There is no “success”. The more we get involved, the more incidents like this we’ll have. The more we “try to win” (in any traditional military sense) the more we’ll be doomed to fail, and the costlier the failure will be.

The only way to win is not to play.

Staying out is better than doing it half-assed, that’s for sure.

This is like looking at a story of a butcher who got his pinky stuck in a meat grinder and concluding that he should have put his whole arm in.

That’s quite the condemnation of the President’ Syria policy, comparing it to a guy sticking a pinky in a meat grinder.

So, exactly WHAT is Obama trying to prove here, anyway? Syria is a mess-injecting more weapons into it will only increase the slaughter. We do not learn from history-remember when we armed a group in Afghanistan (to fight the Russians)? That worked great!

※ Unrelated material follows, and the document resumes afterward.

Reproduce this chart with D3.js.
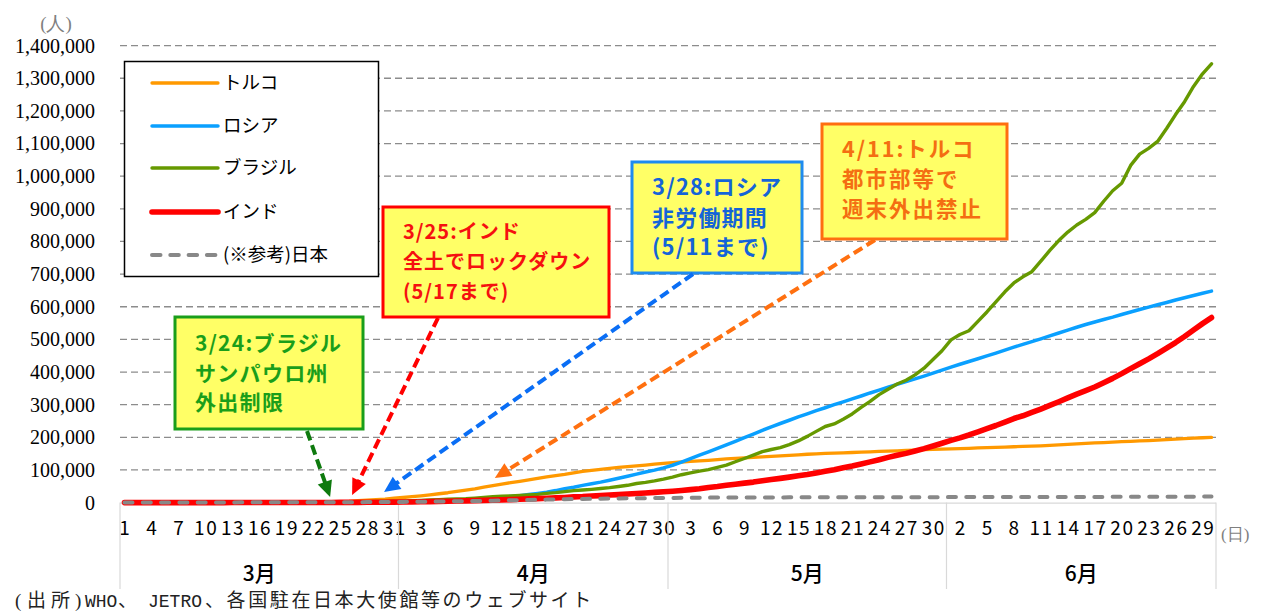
<!DOCTYPE html>
<html>
<head>
<meta charset="utf-8">
<script src="https://cdn.jsdelivr.net/npm/d3@7"></script>
<style>
  html, body { margin: 0; padding: 0; background: #fff; }
  svg { display: block; }
</style>
</head>
<body>
<svg id="chart" width="1266" height="613"></svg>
<script>
// 月と日数（2020年3月1日～6月30日）
const months = ["3月", "4月", "5月", "6月"];
const monthDays = [31, 30, 31, 30];

// 縦軸目盛
const yTicks = [0, 100000, 200000, 300000, 400000, 500000, 600000, 700000,
                800000, 900000, 1000000, 1100000, 1200000, 1300000, 1400000];

const seriesNames = ["トルコ", "ロシア", "ブラジル", "インド", "(※参考)日本"];

// 累計感染者数（人）
const turkey = [
  null, null, null, null, null, null, null, null, null, null, 1, 1, 5, 6, 18, 47, 98, 191, 359, 670, 947, 1236, 1529, 1872, 2433, 3629, 5698, 7402, 9217, 10827, 13531,
  15679, 18135, 20921, 23934, 27069, 30217, 34109, 38226, 42282, 47029, 52167, 56956, 61049, 65111, 69392, 74193, 78546, 82329, 86306, 90980, 95591, 98674, 101790, 104912, 107773, 110130, 112261, 114653, 117589, 120204,
  122392, 124375, 126045, 127659, 129491, 131744, 133721, 135569, 137115, 138657, 139771, 141475, 143114, 144749, 146457, 148067, 149435, 150593, 151615, 152587, 153548, 154500, 155686, 156827, 157814, 158762, 159797, 160979, 162120, 163103, 163942,
  164769, 165555, 166422, 167410, 168340, 169218, 170132, 171121, 172114, 173036, 174023, 175218, 176677, 178239, 179831, 181298, 182727, 184031, 185245, 186493, 187685, 188897, 190165, 191657, 193115, 194511, 195883, 197239, 198613, 199906
];
const russia = [
  2, 3, 3, 3, 4, 10, 14, 17, 17, 20, 28, 34, 45, 59, 63, 93, 114, 147, 199, 253, 306, 367, 438, 495, 658, 840, 1036, 1264, 1534, 1836, 2337,
  2777, 3548, 4149, 4731, 5389, 6343, 7497, 8672, 10131, 11917, 13584, 15770, 18328, 21102, 24490, 27938, 32008, 36793, 42853, 47121, 52763, 57999, 62773, 68622, 74588, 80949, 87147, 93558, 99399, 106498,
  114431, 124054, 134686, 145268, 155370, 165929, 177160, 187859, 198676, 209688, 221344, 232243, 242271, 252245, 262843, 272043, 281752, 290678, 299941, 308705, 317554, 326448, 335882, 344481, 353427, 362342, 370680, 379051, 387623, 396575, 405843,
  414878, 423741, 432277, 440538, 449256, 458102, 467073, 476043, 484630, 493023, 501800, 510761, 519458, 528267, 537210, 545458, 553301, 561091, 568292, 576162, 583879, 591465, 598878, 606043, 613148, 620794, 627646, 634437, 641156, 647849
];
const brazil = [
  1, 2, 2, 2, 2, 3, 8, 13, 19, 25, 25, 34, 52, 77, 98, 121, 200, 234, 291, 428, 621, 904, 1128, 1546, 1891, 2201, 2433, 2915, 3417, 3904, 4256,
  4579, 5717, 6836, 8044, 9056, 10360, 11130, 12056, 13717, 15927, 17857, 19638, 20727, 22169, 23430, 25262, 28320, 30425, 33682, 36599, 38654, 40581, 43079, 45757, 49492, 52995, 58509, 61888, 66501, 71886,
  78162, 85380, 91299, 96396, 101147, 107780, 114715, 125218, 135106, 145328, 155939, 162699, 168331, 177589, 188974, 202918, 218223, 233142, 241080, 255368, 271628, 291579, 310087, 330890, 347398, 363211, 374898, 391222, 411821, 438238, 465166,
  498440, 514849, 526447, 555383, 584016, 614941, 645771, 672846, 691758, 707412, 739503, 772416, 802828, 828810, 850514, 867624, 888271, 923189, 955377, 978142, 1032913, 1067579, 1085038, 1106470, 1145906, 1188631, 1228114, 1274974, 1313667, 1344143
];
const india = [
  3, 3, 5, 6, 28, 30, 31, 34, 39, 48, 63, 71, 81, 91, 102, 112, 126, 146, 171, 198, 256, 334, 403, 497, 571, 657, 730, 883, 1019, 1139, 1326,
  1635, 2059, 2545, 3105, 3684, 4293, 4777, 5350, 5915, 6725, 7598, 8446, 9205, 10453, 11487, 12322, 13430, 14352, 15722, 17615, 18539, 20080, 21370, 23077, 24530, 26283, 27890, 29451, 31324, 33062,
  34863, 37257, 39699, 42505, 46437, 49400, 52987, 56351, 59695, 62808, 67161, 70768, 74292, 78055, 81997, 85784, 90648, 95698, 100328, 106475, 112028, 118226, 124794, 131423, 138536, 144950, 150793, 158086, 165386, 173491, 181827,
  190609, 198370, 207191, 216824, 226713, 236184, 246622, 257486, 265928, 276146, 286579, 297535, 308993, 320922, 332424, 343091, 354065, 367264, 380532, 395048, 410461, 425282, 440215, 456183, 473105, 490401, 508953, 528859, 548318, 566840
];
const japan = [
  239, 254, 268, 284, 317, 348, 407, 455, 488, 514, 568, 620, 675, 716, 780, 814, 829, 873, 914, 950, 1007, 1054, 1089, 1128, 1193, 1307, 1387, 1499, 1693, 1866, 1953,
  2178, 2384, 2617, 2935, 3271, 3654, 3906, 4257, 4768, 5347, 6005, 6748, 7255, 7645, 8100, 8582, 9167, 9787, 10361, 10751, 11118, 11496, 11919, 12388, 12829, 13182, 13385, 13576, 13852, 14088,
  14281, 14544, 14839, 15057, 15231, 15354, 15463, 15547, 15649, 15747, 15798, 15854, 15908, 16024, 16079, 16120, 16203, 16237, 16285, 16305, 16367, 16385, 16424, 16513, 16536, 16550, 16581, 16623, 16651, 16683, 16719,
  16804, 16851, 16867, 16911, 16930, 16986, 17018, 17064, 17103, 17141, 17174, 17210, 17251, 17292, 17339, 17386, 17431, 17502, 17587, 17628, 17712, 17799, 17864, 17919, 18024, 18110, 18197, 18297, 18390, 18476
];

// 系列スタイル
const seriesData = [turkey, russia, brazil, india, japan];
const seriesColors = ["#FF9900", "#0AA0FF", "#669900", "#FF0000", "#888888"];
const seriesWidths = [3.3, 3.5, 3.4, 5.6, 4];
const seriesDash = [null, null, null, null, "8,10.3"];

// 吹き出し（措置の開始日）
const notes = [
  { lines: ["3/24:ブラジル", "サンパウロ州", "外出制限"], month: 0, day: 24,
    box: [175, 317, 188, 112], size: 21, spacing: 1.3, lineY: [343, 373, 402],
    border: "#1A9E1A", text: "#1A9E1A", arrow: "#0E7A0E", from: [307, 431], dx: -1, tipY: 497 },
  { lines: ["3/25:インド", "全土でロックダウン", "(5/17まで)"], month: 0, day: 25,
    box: [383, 207, 226, 110], size: 20, spacing: 1, lineY: [232, 262, 292],
    border: "#FF0000", text: "#F51010", arrow: "#FF0000", from: [438, 318], dx: 12, tipY: 495 },
  { lines: ["3/28:ロシア", "非労働期間", "(5/11まで)"], month: 0, day: 28,
    box: [632, 162, 170, 111], size: 22, spacing: 1.2, lineY: [187, 218, 247],
    border: "#1E8BF0", text: "#1464D8", arrow: "#0A6EF5", from: [693, 274], dx: 17, tipY: 492 },
  { lines: ["4/11:トルコ", "都市部等で", "週末外出禁止"], month: 1, day: 11,
    box: [822, 124, 185, 115], size: 21.5, spacing: 2, lineY: [149, 179, 209],
    border: "#FF6E10", text: "#F46E12", arrow: "#FF7010", from: [875, 240], dx: 2, tipY: 478 }
];

const svg = d3.select("#chart");
const jpFont = "'Noto Sans CJK JP', 'Noto Sans', sans-serif";
const serifFont = "'Liberation Serif', 'DejaVu Serif', serif";
const monoFont = "'Liberation Mono', 'DejaVu Sans Mono', monospace";

// 日付カテゴリ
const days = [];
months.forEach((m, mi) => { for (let d = 1; d <= monthDays[mi]; d++) days.push({ month: mi, day: d }); });
const dayIdx = (m, d) => days.findIndex(o => o.month === m && o.day === d);

const plotLeft = 120, plotRight = 1216, plotTop = 45.6, plotBottom = 502.6;
const x = d3.scaleBand().domain(d3.range(days.length)).range([plotLeft, plotRight]).padding(0);
const cx = i => x(i) + x.bandwidth() / 2;
const y = d3.scaleLinear().domain([0, 1400000]).range([plotBottom, plotTop]);

// 目盛線（破線）
svg.append("g")
  .selectAll("line").data(yTicks.filter(v => v > 0)).join("line")
  .attr("x1", plotLeft).attr("x2", plotRight)
  .attr("y1", d => y(d)).attr("y2", d => y(d))
  .attr("stroke", "#8c8c8c").attr("stroke-width", 1.3).attr("stroke-dasharray", "7,4");

// 縦軸ラベル
const yAxis = svg.append("g").attr("transform", "translate(97,0)")
  .call(d3.axisLeft(y).tickValues(yTicks).tickFormat(d3.format(",")).tickSize(0).tickPadding(2));
yAxis.select(".domain").remove();
yAxis.selectAll("text").attr("font-family", serifFont).attr("font-size", 20).attr("fill", "#000");

svg.append("text").attr("x", 56).attr("y", 30).attr("text-anchor", "middle")
  .attr("font-family", serifFont).attr("font-size", 19).attr("fill", "#7f7f7f").text("(人)");

// 横軸
svg.append("line").attr("x1", plotLeft).attr("x2", plotRight)
  .attr("y1", plotBottom + 0.5).attr("y2", plotBottom + 0.5)
  .attr("stroke", "#d9d9d9").attr("stroke-width", 1.2);

const xAxis = svg.append("g").attr("transform", `translate(0,${plotBottom})`)
  .call(d3.axisBottom(x).tickValues(d3.range(0, days.length, 3))
    .tickFormat(i => days[i].day).tickSize(0).tickPadding(19));
xAxis.select(".domain").remove();
xAxis.selectAll("text").attr("font-family", jpFont).attr("font-size", 19)
  .attr("letter-spacing", 1.6).attr("dx", "0.8").attr("fill", "#000");

// 月区切りと月ラベル
const monthStart = months.map((m, mi) => dayIdx(mi, 1));
const bounds = monthStart.map(i => x(i)).concat([plotRight]);
svg.append("g").selectAll("line").data(bounds).join("line")
  .attr("x1", d => d).attr("x2", d => d).attr("y1", plotBottom).attr("y2", 589)
  .attr("stroke", "#d9d9d9").attr("stroke-width", 1.2);
svg.append("g").selectAll("text").data(months).join("text")
  .attr("x", (d, i) => (bounds[i] + bounds[i + 1]) / 2).attr("y", 581)
  .attr("text-anchor", "middle").attr("font-family", jpFont).attr("font-size", 21)
  .attr("font-weight", 500).attr("fill", "#000").text(d => d);

svg.append("text").attr("x", 1221).attr("y", 540)
  .attr("font-family", serifFont).attr("font-size", 17).attr("fill", "#7f7f7f").text("(日)");

// 折れ線
const line = d3.line().defined(d => d != null).x((d, i) => cx(i)).y(d => y(d));
const lineG = svg.append("g");
seriesData.forEach((data, k) => {
  lineG.append("path").datum(data)
    .attr("d", line)
    .attr("fill", "none")
    .attr("stroke", seriesColors[k])
    .attr("stroke-width", seriesWidths[k])
    .attr("stroke-linejoin", "round")
    .attr("stroke-linecap", "round")
    .attr("stroke-dasharray", seriesDash[k]);
});

// 凡例
const legend = svg.append("g");
legend.append("rect").attr("x", 124.5).attr("y", 61.5).attr("width", 254).attr("height", 215)
  .attr("fill", "#fff").attr("stroke", "#000").attr("stroke-width", 1.5);
const legendY = [83, 126, 168, 212, 255];
seriesNames.forEach((name, k) => {
  legend.append("line").attr("x1", 152).attr("x2", 218).attr("y1", legendY[k]).attr("y2", legendY[k])
    .attr("stroke", seriesColors[k]).attr("stroke-width", seriesWidths[k])
    .attr("stroke-linecap", "round").attr("stroke-dasharray", k === 4 ? "8.5,9.8" : null);
  legend.append("text").attr("x", 223).attr("y", legendY[k]).attr("dy", "0.35em")
    .attr("font-family", jpFont).attr("font-size", 18.5).attr("fill", "#000").text(name);
});

// 吹き出しと矢印
const noteG = svg.append("g");
notes.forEach(n => {
  const [bx, by, bw, bh] = n.box;
  noteG.append("rect").attr("x", bx).attr("y", by).attr("width", bw).attr("height", bh)
    .attr("fill", "#FFFF66").attr("stroke", n.border).attr("stroke-width", 3);
  n.lines.forEach((t, j) => {
    noteG.append("text").attr("x", bx + 20).attr("y", n.lineY[j]).attr("dy", "0.36em")
      .attr("font-family", jpFont).attr("font-size", n.size).attr("font-weight", 700)
      .attr("letter-spacing", n.spacing).attr("fill", n.text).text(t);
  });
  const tx = cx(dayIdx(n.month, n.day)) + n.dx, ty = n.tipY;
  const [fx, fy] = n.from;
  const len = Math.hypot(tx - fx, ty - fy);
  const ux = (tx - fx) / len, uy = (ty - fy) / len;
  const head = 16, half = 7.5;
  const bxh = tx - ux * head, byh = ty - uy * head;
  noteG.append("line").attr("x1", fx).attr("y1", fy).attr("x2", bxh + ux * 2).attr("y2", byh + uy * 2)
    .attr("stroke", n.arrow).attr("stroke-width", 4).attr("stroke-dasharray", "10,5");
  noteG.append("polygon")
    .attr("points", [[tx, ty], [bxh - uy * half, byh + ux * half], [bxh + uy * half, byh - ux * half]].map(p => p.join(",")).join(" "))
    .attr("fill", n.arrow);
});

// 出所
const srcY = 607;
const src = svg.append("text").attr("y", srcY).attr("font-size", 19).attr("fill", "#222")
  .attr("font-family", jpFont);
const srcParts = [
  { t: "(", x: 15, font: serifFont },
  { t: "出所", x: 27, font: jpFont, ls: 5 },
  { t: ")", x: 75, font: serifFont },
  { t: "WHO", x: 85, font: monoFont, size: 18 },
  { t: "、", x: 118, font: jpFont },
  { t: "JETRO", x: 148, font: monoFont, size: 18 },
  { t: "、各国駐在日本大使館等のウェブサイト", x: 205, font: jpFont, ls: 2.6 }
];
srcParts.forEach(p => {
  const ts = src.append("tspan").attr("x", p.x).attr("font-family", p.font).text(p.t);
  if (p.ls) ts.attr("letter-spacing", p.ls);
  if (p.size) ts.attr("font-size", p.size);
});
</script>
</body>
</html>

I think we’ve been quite consistently critical, while acknowledging that this strategy is much, much better than getting further involved (mired) in the region.

Obama’s anti-ISIS strategy sucks, but it’s far better than what any of his opponents would do.

We have a pathological inability to learn from past mistakes. Too many Americans still think that because we won World War II, we can win any war if we send in enough troops and drop enough bombs. Liberating democratic countries by defeating totalitarian governments is possible. Installing friendly democratic governments in Middle Eastern nations that have never had democracy before, and where the population has no desire to be governed by a secular, friendly-to-the-west government, is not possible.

There are only two viable strategies: out, or in. Halfway in is the worst thing he could possibly do.

… and becoming a laughing stock in the process.

The US has never been able to do anything in the Middle East that did not offend some major group of people. Attempting to intervene leaves us eligible for being blamed when things go sour. The best option would be to leave them to their own fates.

IIRC the Turks ruled the region on and off for 400 years, sometimes leaving until fighting amongst the locals made them weak enough to be dominated again.

ETA: If Europe feels threatened let them be responsible for their own defense.

Bullshit. “In” is not a viable strategy. Halfway in (and right now I’d say we’re more like a quarter in) is much, much better than all-the-way-in (if not nearly as good as completely out). Right now we don’t have American soldiers dying by the score, and we’re not wasting hundreds of billions per year in the region. We’d have those things, plus more turmoil, more civilian deaths, and more enemies were we in all the way.

It boggles my mind how anyone could manage to miss these lessons of the Iraq war. The more we are involved, up to and including all the way “in”, the worse it will be for the region and the weaker America will be.

So I take it you don’t like the Powell Doctrine, and you endorse the LBJ Doctrine of Half-Assed Warfare?

I don’t think you particularly understand the Powell doctrine, which requires the following:

1.Is a vital national security interest threatened?
2.Do we have a clear attainable objective?
3.Have the risks and costs been fully and frankly analyzed?
4.Have all other non-violent policy means been fully exhausted?
5.Is there a plausible exit strategy to avoid endless entanglement?
6.Have the consequences of our action been fully considered?
7.Is the action supported by the American people?
8.Do we have genuine broad international support?

And when have I endorsed going in half-way? It’s a terrible idea, only looking like a good one when compared to going all the way in.

You forgot the decisive force part. But you’re right, according to the Powell Doctrine, we shouldn’t be involved. But once the President made that decision, he should have deployed the force necessary to achieve the objective that he doesn’t have.

Of those eight questions, 2 through 7 are pretty clearly “NO” by my reading, and 1 and 8 are very shaky and lean towards “no”.

Which means the President is actually repeating nearly every mistake made by LBJ.